Cooperators warned that a first-come, first-served distribution method could overwhelm the computer system or deplete all the permits in a matter of hours. The Forest Service responded by saying the new reservation system would be less complicated, consistent, fair and remove the need for a separate process. There was also evidence that the lottery system sometimes awarded multiple permits to different people in the same groups, resulting in no-shows.

Forum draws a crowd

U.S. Rep. Pete Stauber, who represents northeastern Minnesota, said Forest Service cooperators who relied on the lottery system to obtain motorized entry permits for customers aren't the only ones dissatisfied with the government's handling of changes to the reservations system.

Stauber flew from Washington, D.C., to the Ely area last weekend to conduct a public forum on the initial failure of the reservation system and the discontinuation of the lottery for motorized permits. Close to 150 people showed up, he said, many who were disgruntled by the lack of public engagement by the Forest Service.

For one thing, cooperators didn't get an advance look at the computer-based reservation system for the BWCA, nor were they allowed to test it. Booz Allen Hamilton, a technology consultant, is the contractor on the project.

"What's in place is not what was put forth by the citizens," Stauber said in an interview.

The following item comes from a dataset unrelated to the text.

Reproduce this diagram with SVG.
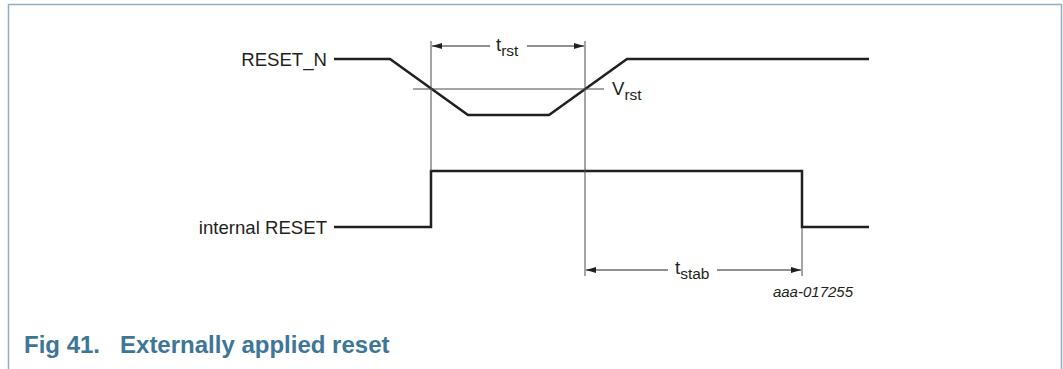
<svg xmlns="http://www.w3.org/2000/svg" width="1063" height="369" viewBox="0 0 1063 369">
<defs>
<style>
.sig{fill:none;stroke:#231f20;stroke-width:2.5;stroke-linejoin:miter}
.thin{fill:none;stroke:#4a4a4a;stroke-width:1}
.dim{fill:none;stroke:#231f20;stroke-width:1}
.lbl{font-family:"Liberation Sans",Arial,sans-serif;font-size:18.6px;fill:#231f20}
.sub{font-size:15.5px}
.code{font-family:"Liberation Sans",Arial,sans-serif;font-size:15px;font-style:italic;fill:#231f20}
.cap{font-family:"Liberation Sans",Arial,sans-serif;font-size:24px;font-weight:bold;fill:#3e7697}
</style>
<marker id="ah" viewBox="0 0 10 6" refX="10" refY="3" markerWidth="10" markerHeight="6" markerUnits="userSpaceOnUse" orient="auto-start-reverse">
<path d="M0,0 L10,3 L0,6 Z" fill="#231f20"/>
</marker>
</defs>
<rect x="0" y="0" width="1063" height="369" fill="#ffffff"/>
<path d="M8.5,369 V4.5 H1061.5 V369" fill="none" stroke="#8fb0c3" stroke-width="1.5"/>

<g id="reset_n">
<text class="lbl" x="327" y="66" text-anchor="end">RESET_N</text>
<path class="sig" d="M334,59 H390 L468,115 H549 L627,59 H869"/>
</g>

<g id="internal_reset">
<text class="lbl" x="327" y="234" text-anchor="end">internal RESET</text>
<path class="sig" d="M334,227 H431 V171 H802 V227 H869"/>
</g>

<g id="connectors">
<line class="thin" x1="431" y1="41" x2="431" y2="171"/>
<line class="thin" x1="585" y1="41" x2="585" y2="276"/>
<line class="thin" x1="802" y1="228" x2="802" y2="276"/>
<line class="thin" x1="413" y1="89" x2="604" y2="89"/>
<line class="dim" x1="432" y1="46" x2="490" y2="46" marker-start="url(#ah)"/>
<line class="dim" x1="527" y1="46" x2="584" y2="46" marker-end="url(#ah)"/>
<line class="dim" x1="586" y1="270" x2="668" y2="270" marker-start="url(#ah)"/>
<line class="dim" x1="717" y1="270" x2="801" y2="270" marker-end="url(#ah)"/>
</g>

<g id="t_rst">
<text class="lbl" x="496" y="51">t<tspan class="sub" dy="5">rst</tspan></text>
</g>
<g id="v_rst">
<text class="lbl" x="612" y="95">V<tspan class="sub" dy="5">rst</tspan></text>
</g>
<g id="t_stab">
<text class="lbl" x="675" y="274">t<tspan class="sub" dy="5">stab</tspan></text>
</g>

<text class="code" x="853" y="297" text-anchor="end">aaa-017255</text>
<text class="cap" x="24" y="353" xml:space="preserve">Fig 41.   Externally applied reset</text>
</svg>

Jason Zabokrtsky, owner of Ely Outfitting Co., said the failure of the new system has caused a rift between the Forest Service and its cooperators. Officials assured the local business community that the new system would work.

Instead, the system crashed fewer than 75 minutes into the "go live" date, reinforcing doubts held by outfitters and resort owners about the project's management. Zabokrtsky said cooperators received only scant training for issuing permits on the new system and were misinformed about the information they would need to successfully book a trip for a client.

The one-month delay in being able to book a 2019 trip to the BWCA has already driven away some of this year's large-group customers, he said.

"Cooperators reserve more permits using the reservation system than the Forest Service," Zabokrtsky wrote in a complaint letter to federal officials. "Despite this, and despite repeated requests, I am unaware of any significant engagement of cooperators in the development or beta testing of the new system."

He said in an interview the "breach of trust" between cooperators and the Forest Service is going to take some time to heal.